> _Written request_
Make an exact copy of the listing below.

> _Data provided_

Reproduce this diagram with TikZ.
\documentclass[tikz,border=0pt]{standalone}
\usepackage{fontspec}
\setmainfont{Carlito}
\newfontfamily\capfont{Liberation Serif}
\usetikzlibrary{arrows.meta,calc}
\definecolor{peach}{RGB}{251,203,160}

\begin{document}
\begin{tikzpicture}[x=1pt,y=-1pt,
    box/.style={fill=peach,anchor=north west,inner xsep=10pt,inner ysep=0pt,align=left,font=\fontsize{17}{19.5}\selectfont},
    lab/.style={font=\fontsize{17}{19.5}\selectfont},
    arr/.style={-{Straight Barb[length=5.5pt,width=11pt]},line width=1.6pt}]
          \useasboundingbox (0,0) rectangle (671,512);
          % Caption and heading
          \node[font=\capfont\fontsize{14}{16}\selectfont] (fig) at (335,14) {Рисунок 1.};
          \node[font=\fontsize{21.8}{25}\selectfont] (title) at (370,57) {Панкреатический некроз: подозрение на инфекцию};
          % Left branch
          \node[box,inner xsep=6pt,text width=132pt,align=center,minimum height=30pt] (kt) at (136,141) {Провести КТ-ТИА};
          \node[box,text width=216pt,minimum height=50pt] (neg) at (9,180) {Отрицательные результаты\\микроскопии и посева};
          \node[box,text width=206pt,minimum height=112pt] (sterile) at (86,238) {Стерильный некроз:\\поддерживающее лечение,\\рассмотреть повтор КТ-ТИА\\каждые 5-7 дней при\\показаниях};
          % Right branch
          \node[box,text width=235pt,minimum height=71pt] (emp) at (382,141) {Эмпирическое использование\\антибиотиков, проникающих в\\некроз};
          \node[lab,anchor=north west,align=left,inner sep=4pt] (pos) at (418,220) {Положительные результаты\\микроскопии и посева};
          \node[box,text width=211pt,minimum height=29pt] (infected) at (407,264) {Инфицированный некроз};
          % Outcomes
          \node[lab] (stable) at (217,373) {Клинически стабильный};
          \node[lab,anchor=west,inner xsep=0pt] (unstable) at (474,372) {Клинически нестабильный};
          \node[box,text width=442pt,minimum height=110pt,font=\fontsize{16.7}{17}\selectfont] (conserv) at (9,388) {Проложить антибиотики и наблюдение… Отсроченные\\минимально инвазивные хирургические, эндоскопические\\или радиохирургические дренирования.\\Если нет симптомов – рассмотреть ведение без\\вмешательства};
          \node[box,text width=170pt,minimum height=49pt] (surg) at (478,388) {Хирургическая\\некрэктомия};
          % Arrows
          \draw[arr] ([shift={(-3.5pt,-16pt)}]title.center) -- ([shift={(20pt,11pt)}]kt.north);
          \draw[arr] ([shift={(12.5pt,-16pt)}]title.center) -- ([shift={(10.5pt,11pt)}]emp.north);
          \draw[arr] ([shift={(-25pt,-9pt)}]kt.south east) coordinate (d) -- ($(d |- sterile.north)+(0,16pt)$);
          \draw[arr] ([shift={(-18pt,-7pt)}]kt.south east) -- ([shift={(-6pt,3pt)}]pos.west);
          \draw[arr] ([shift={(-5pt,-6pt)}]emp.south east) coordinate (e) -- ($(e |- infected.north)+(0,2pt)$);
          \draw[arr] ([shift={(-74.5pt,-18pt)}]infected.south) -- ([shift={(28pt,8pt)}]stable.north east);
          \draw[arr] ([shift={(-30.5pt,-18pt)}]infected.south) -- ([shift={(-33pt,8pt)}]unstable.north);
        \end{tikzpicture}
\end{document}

> _Task output_
Reproduce this diagram with TikZ.
\documentclass[tikz,border=0pt]{standalone}
\usepackage{fontspec}
\setmainfont{Carlito}
\newfontfamily\capfont{Liberation Serif}
\usetikzlibrary{arrows.meta,calc}
\definecolor{peach}{RGB}{251,203,160}

\begin{document}
\begin{tikzpicture}[x=1pt,y=-1pt,
    box/.style={fill=peach,anchor=north west,inner xsep=10pt,inner ysep=0pt,align=left,font=\fontsize{17}{19.5}\selectfont},
    lab/.style={font=\fontsize{17}{19.5}\selectfont},
    arr/.style={-{Straight Barb[length=5.5pt,width=11pt]},line width=1.6pt}]
          \useasboundingbox (0,0) rectangle (671,512);
          % Caption and heading
          \node[font=\capfont\fontsize{14}{16}\selectfont] (fig) at (335,14) {Рисунок 1.};
          \node[font=\fontsize{21.8}{25}\selectfont] (title) at (370,57) {Панкреатический некроз: подозрение на инфекцию};
          % Left branch
          \node[box,inner xsep=6pt,text width=132pt,align=center,minimum height=30pt] (kt) at (136,141) {Провести КТ-ТИА};
          \node[box,text width=216pt,minimum height=50pt] (neg) at (9,180) {Отрицательные результаты\\микроскопии и посева};
          \node[box,text width=206pt,minimum height=112pt] (sterile) at (86,238) {Стерильный некроз:\\поддерживающее лечение,\\рассмотреть повтор КТ-ТИА\\каждые 5-7 дней при\\показаниях};
          % Right branch
          \node[box,text width=235pt,minimum height=71pt] (emp) at (382,141) {Эмпирическое использование\\антибиотиков, проникающих в\\некроз};
          \node[lab,anchor=north west,align=left,inner sep=4pt] (pos) at (418,220) {Положительные результаты\\микроскопии и посева};
          \node[box,text width=211pt,minimum height=29pt] (infected) at (407,264) {Инфицированный некроз};
          % Outcomes
          \node[lab] (stable) at (217,373) {Клинически стабильный};
          \node[lab,anchor=west,inner xsep=0pt] (unstable) at (474,372) {Клинически нестабильный};
          \node[box,text width=442pt,minimum height=110pt,font=\fontsize{16.7}{17}\selectfont] (conserv) at (9,388) {Проложить антибиотики и наблюдение… Отсроченные\\минимально инвазивные хирургические, эндоскопические\\или радиохирургические дренирования.\\Если нет симптомов – рассмотреть ведение без\\вмешательства};
          \node[box,text width=170pt,minimum height=49pt] (surg) at (478,388) {Хирургическая\\некрэктомия};
          % Arrows
          \draw[arr] ([shift={(-3.5pt,-16pt)}]title.center) -- ([shift={(20pt,11pt)}]kt.north);
          \draw[arr] ([shift={(12.5pt,-16pt)}]title.center) -- ([shift={(10.5pt,11pt)}]emp.north);
          \draw[arr] ([shift={(-25pt,-9pt)}]kt.south east) coordinate (d) -- ($(d |- sterile.north)+(0,16pt)$);
          \draw[arr] ([shift={(-18pt,-7pt)}]kt.south east) -- ([shift={(-6pt,3pt)}]pos.west);
          \draw[arr] ([shift={(-5pt,-6pt)}]emp.south east) coordinate (e) -- ($(e |- infected.north)+(0,2pt)$);
          \draw[arr] ([shift={(-74.5pt,-18pt)}]infected.south) -- ([shift={(28pt,8pt)}]stable.north east);
          \draw[arr] ([shift={(-30.5pt,-18pt)}]infected.south) -- ([shift={(-33pt,8pt)}]unstable.north);
        \end{tikzpicture}
\end{document}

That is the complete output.